All of lore.kernel.org
 help / color / mirror / Atom feed
From: Matthew Wilcox <willy@infradead.org>
To: Linus Torvalds <torvalds@linux-foundation.org>
Cc: Jens Axboe <axboe@kernel.dk>, Linux-MM <linux-mm@kvack.org>,
	linux-fsdevel <linux-fsdevel@vger.kernel.org>,
	linux-block <linux-block@vger.kernel.org>,
	Chris Mason <clm@fb.com>, Dave Chinner <david@fromorbit.com>,
	Johannes Weiner <hannes@cmpxchg.org>
Subject: Re: [PATCHSET v3 0/5] Support for RWF_UNCACHED
Date: Thu, 12 Dec 2019 09:52:00 -0800	[thread overview]
Message-ID: <20191212175200.GS32169@bombadil.infradead.org> (raw)
In-Reply-To: <CAHk-=wjr1G0xXDs7R=2ZAB=YSs-WLk4GsVwLafw+96XVwo7jyg@mail.gmail.com>

On Wed, Dec 11, 2019 at 06:47:25PM -0800, Linus Torvalds wrote:
> On Wed, Dec 11, 2019 at 5:56 PM Matthew Wilcox <willy@infradead.org> wrote:
> > It _should_ be the same order of complexity.  Since there's already
> > a page in the page cache, xas_create() just walks its way down to the
> > right node calling xas_descend() and then xas_store() does the equivalent
> > of __radix_tree_replace().  I don't see a bug that would make it more
> > expensive than the old code ... a 10GB file is going to have four levels
> > of radix tree node, so it shouldn't even spend that long looking for
> > the right node.
> 
> The profile seems to say that 85% of the cost of xas_create() is two
> instructions:
> 
> # lib/xarray.c:143:     return (index >> node->shift) & XA_CHUNK_MASK;
>         movzbl  (%rsi), %ecx    # MEM[(unsigned char *)node_13],
> MEM[(unsigned char *)node_13]
> ...
> # ./include/linux/xarray.h:1145:        return
> rcu_dereference_check(node->slots[offset],
> # ./include/linux/compiler.h:199:       __READ_ONCE_SIZE;
>         movq    (%rax), %rax    # MEM[(volatile __u64 *)_80], <retval>
> 
> where that first load is "node->shift", and the second load seems to
> be just the node dereference.
> 
> I think both of them are basically just xas_descend(), but it's a bit
> hard to read the several levels of inlining.

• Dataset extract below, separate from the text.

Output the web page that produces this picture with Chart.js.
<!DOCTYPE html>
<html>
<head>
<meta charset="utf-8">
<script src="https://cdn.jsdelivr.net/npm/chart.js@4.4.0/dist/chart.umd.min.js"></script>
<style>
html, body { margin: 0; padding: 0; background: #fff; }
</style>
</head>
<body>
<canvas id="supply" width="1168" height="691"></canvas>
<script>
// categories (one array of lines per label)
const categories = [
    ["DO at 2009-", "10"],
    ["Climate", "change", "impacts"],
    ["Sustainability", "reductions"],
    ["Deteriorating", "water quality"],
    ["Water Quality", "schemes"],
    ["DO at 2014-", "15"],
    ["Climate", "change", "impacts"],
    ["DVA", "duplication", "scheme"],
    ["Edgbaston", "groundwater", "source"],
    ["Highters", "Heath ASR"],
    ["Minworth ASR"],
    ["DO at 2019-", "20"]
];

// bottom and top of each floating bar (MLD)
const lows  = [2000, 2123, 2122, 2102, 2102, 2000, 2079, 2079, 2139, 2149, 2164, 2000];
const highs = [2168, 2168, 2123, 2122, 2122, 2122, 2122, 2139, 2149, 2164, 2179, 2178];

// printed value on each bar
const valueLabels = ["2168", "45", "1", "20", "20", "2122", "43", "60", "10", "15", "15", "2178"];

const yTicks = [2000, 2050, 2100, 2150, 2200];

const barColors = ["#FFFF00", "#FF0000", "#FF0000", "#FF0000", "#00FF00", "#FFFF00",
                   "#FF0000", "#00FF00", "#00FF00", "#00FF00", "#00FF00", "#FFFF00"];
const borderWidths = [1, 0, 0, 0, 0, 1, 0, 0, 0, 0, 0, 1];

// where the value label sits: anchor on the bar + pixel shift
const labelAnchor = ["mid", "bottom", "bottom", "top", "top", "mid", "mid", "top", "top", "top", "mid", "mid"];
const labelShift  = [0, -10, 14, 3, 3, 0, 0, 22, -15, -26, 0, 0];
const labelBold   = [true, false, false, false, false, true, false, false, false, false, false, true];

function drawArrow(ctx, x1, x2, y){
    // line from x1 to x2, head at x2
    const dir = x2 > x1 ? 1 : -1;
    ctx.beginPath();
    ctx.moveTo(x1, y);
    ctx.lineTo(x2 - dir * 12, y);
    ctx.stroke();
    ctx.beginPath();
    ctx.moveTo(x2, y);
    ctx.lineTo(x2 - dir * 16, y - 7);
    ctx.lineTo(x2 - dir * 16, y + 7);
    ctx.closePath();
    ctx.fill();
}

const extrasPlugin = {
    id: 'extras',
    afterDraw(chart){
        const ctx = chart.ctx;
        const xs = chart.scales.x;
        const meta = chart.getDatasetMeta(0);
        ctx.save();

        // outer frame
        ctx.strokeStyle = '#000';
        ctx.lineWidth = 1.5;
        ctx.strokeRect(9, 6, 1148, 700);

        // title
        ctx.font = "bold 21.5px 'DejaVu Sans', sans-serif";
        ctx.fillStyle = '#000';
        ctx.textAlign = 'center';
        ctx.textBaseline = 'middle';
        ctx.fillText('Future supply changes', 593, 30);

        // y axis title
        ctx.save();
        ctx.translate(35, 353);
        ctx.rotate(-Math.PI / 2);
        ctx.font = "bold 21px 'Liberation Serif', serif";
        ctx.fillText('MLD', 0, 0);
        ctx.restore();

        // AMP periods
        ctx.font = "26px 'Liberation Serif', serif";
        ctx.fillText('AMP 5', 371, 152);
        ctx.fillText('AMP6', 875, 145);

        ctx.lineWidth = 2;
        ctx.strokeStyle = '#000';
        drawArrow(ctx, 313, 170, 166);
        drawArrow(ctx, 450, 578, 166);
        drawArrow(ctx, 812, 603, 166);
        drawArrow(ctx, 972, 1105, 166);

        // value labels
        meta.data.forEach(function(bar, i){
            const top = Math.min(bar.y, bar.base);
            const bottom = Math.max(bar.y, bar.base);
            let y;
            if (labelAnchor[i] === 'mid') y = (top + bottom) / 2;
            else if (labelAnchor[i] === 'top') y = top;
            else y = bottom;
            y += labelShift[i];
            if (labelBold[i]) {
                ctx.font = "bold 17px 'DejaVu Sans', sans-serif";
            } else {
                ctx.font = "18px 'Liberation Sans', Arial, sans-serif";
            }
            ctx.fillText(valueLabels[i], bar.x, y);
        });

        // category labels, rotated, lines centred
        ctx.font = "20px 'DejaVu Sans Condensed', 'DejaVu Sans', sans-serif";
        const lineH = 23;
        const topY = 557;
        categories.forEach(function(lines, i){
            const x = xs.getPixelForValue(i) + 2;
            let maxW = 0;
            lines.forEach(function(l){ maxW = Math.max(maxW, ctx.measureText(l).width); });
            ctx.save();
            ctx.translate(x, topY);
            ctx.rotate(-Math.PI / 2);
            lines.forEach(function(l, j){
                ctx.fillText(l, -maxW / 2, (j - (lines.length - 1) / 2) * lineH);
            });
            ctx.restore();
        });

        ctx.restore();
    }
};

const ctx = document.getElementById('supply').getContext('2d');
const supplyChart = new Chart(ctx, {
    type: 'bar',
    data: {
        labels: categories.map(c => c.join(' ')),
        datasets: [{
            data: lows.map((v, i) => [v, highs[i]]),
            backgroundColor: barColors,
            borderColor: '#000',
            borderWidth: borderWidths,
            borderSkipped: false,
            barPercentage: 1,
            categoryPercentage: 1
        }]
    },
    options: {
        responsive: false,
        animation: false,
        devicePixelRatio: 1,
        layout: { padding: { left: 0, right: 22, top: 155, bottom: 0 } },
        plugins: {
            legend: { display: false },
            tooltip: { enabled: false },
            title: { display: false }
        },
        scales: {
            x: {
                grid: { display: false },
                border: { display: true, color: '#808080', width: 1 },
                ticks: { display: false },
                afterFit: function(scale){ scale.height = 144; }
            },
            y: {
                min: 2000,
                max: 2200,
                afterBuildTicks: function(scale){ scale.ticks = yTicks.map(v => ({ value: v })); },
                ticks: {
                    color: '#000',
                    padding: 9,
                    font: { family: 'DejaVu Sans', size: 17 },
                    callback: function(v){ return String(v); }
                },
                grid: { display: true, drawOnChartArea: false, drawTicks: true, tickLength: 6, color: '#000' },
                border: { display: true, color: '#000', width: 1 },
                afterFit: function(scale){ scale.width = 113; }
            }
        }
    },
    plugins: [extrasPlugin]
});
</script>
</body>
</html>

Yep, that's basically the two cache misses you get for each level of
the tree.  I'd expect the node->shift to be slightly more costly because
sometimes the node->slots[offset] is going to be in the same cacheline
or the next cacheline after node->shift.

> I suspect the real issue is that going through kswapd means we've lost
> almost all locality, and with the random walking the LRU list is
> basically entirely unordered so you don't get any advantage of the
> xarray having (otherwise) possibly good cache patterns.
> 
> So we're just missing in the caches all the time, making it expensive.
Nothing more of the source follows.